Tyson admits to a childhood favorite, but he must remain realistic.

"When I was growing up, I was a huge LSU fan. But once I started getting into the recruiting process, I noticed that LSU plays a different style of football. They use power backs, big husky guys. Right now, it's just a dream."

For many football families, the recruiting process is a true labor of love. Parents must devote hundreds of hours traveling their sons to camps and visits, making up and sending out highlight tapes, etc. Tyson's parents are more devoted than most.

"My dad's been helping me a lot during the recruiting process, and so has my cousin Kinsman Thomas, who was a true freshman receiver for Eastern Michigan this year. My dad and I decided to get into this, so we started to send out my game film in 8th grade. We've been working at it since.

"My dad spends hours making game films and highlight tapes and getting everything sent out. He travels with me to camps, flying me out to camps. He spends a lot of time helping me get recruited. We spend hours in the gym and on the field training. My mom helps me more with my homework because she says academics is the way to go."

Tyson's high school plays a rugged schedule, so their record last year wasn't real good. But despite the competition, Tyson impressed.

"We're actually a 4-A school that played up in 5-A. We were a 5-A school for a year, and then they built a new high school and all the kids went over there. Our team was struggling this year. We played Mack Brown and Raymond Sanders. Mack Brown is going to Florida this year, and Raymond Sanders is going to the University of Kentucky. We played great competition this year.

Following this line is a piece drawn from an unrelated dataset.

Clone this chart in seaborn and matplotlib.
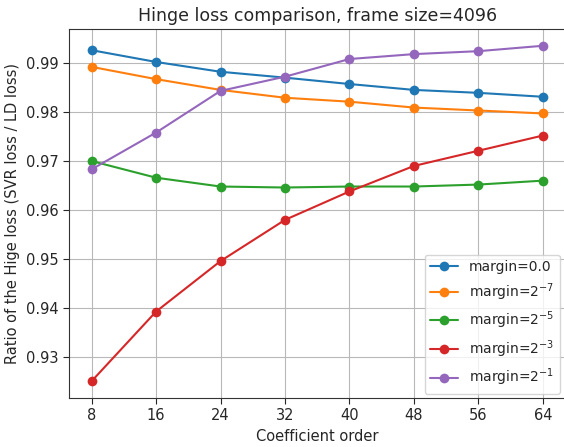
import pandas as pd
import matplotlib
matplotlib.use('Agg')
import matplotlib.pyplot as plt
import seaborn as sns

# coefficient orders on the x axis
orders = [8, 16, 24, 32, 40, 48, 56, 64]

# ratio of SVR loss / LD loss for each margin
margin_0 = [0.9926, 0.9902, 0.9882, 0.9870, 0.9857, 0.9845, 0.9839, 0.9831]
margin_2m7 = [0.9892, 0.9867, 0.9845, 0.9829, 0.9821, 0.9809, 0.9803, 0.9797]
margin_2m5 = [0.9700, 0.9666, 0.9648, 0.9646, 0.9648, 0.9648, 0.9652, 0.9660]
margin_2m3 = [0.9251, 0.9393, 0.9496, 0.9580, 0.9638, 0.9690, 0.9721, 0.9752]
margin_2m1 = [0.9683, 0.9758, 0.9843, 0.9872, 0.9908, 0.9918, 0.9924, 0.9935]

labels = ['margin=0.0', 'margin=$2^{-7}$', 'margin=$2^{-5}$',
          'margin=$2^{-3}$', 'margin=$2^{-1}$']
series = [margin_0, margin_2m7, margin_2m5, margin_2m3, margin_2m1]

# long format for seaborn
rows = []
for lab, vals in zip(labels, series):
    for o, v in zip(orders, vals):
        rows.append({'order': o, 'ratio': v, 'margin': lab})
df = pd.DataFrame(rows)

sns.set_style('whitegrid', {'axes.edgecolor': '0.2', 'grid.color': '#b8b8b8'})
plt.rcParams['font.family'] = ['DejaVu Sans']
plt.rcParams['mathtext.fontset'] = 'dejavusans'

fig = plt.figure(figsize=(5.64, 4.47), dpi=100)
# axes runs slightly past the right edge of the picture, as in the original
ax = fig.add_axes([69 / 564, 49 / 447, 496.5 / 564, 369 / 447])
sns.lineplot(data=df, x='order', y='ratio', hue='margin', hue_order=labels,
             palette='tab10', marker='o', markersize=7, markeredgewidth=0,
             linewidth=1.5, ax=ax)

ax.set_xticks(orders)
ax.set_yticks([0.93, 0.94, 0.95, 0.96, 0.97, 0.98, 0.99])
ax.tick_params(axis='both', which='both', direction='out', length=4,
               left=True, bottom=True, labelsize=10.5, colors='0.15')
ax.set_title('Hinge loss comparison, frame size=4096', fontsize=12.5)
ax.set_xlabel('Coefficient order', fontsize=10.5)
ax.set_ylabel('Ratio of the Hige loss (SVR loss / LD loss)', fontsize=10.5)
ax.legend(loc='lower right', bbox_to_anchor=(560 / 564, 53 / 447),
          bbox_transform=fig.transFigure, fontsize=10, frameon=True,
          borderaxespad=0)

fig.savefig('out.png', dpi=100)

"But I was blessed, I was happy because I made All-Region with those caliber of backs and players I was playing against. I really don't know my stats. Our school doesn't communicate with the players what the stats were. But they must have been good if I made All-Region."

Tyson will keep the faith while continuing to do everything possible to prove his value to college coaches. With his speed, quickness and determination, he will make someone an outstanding specialty back.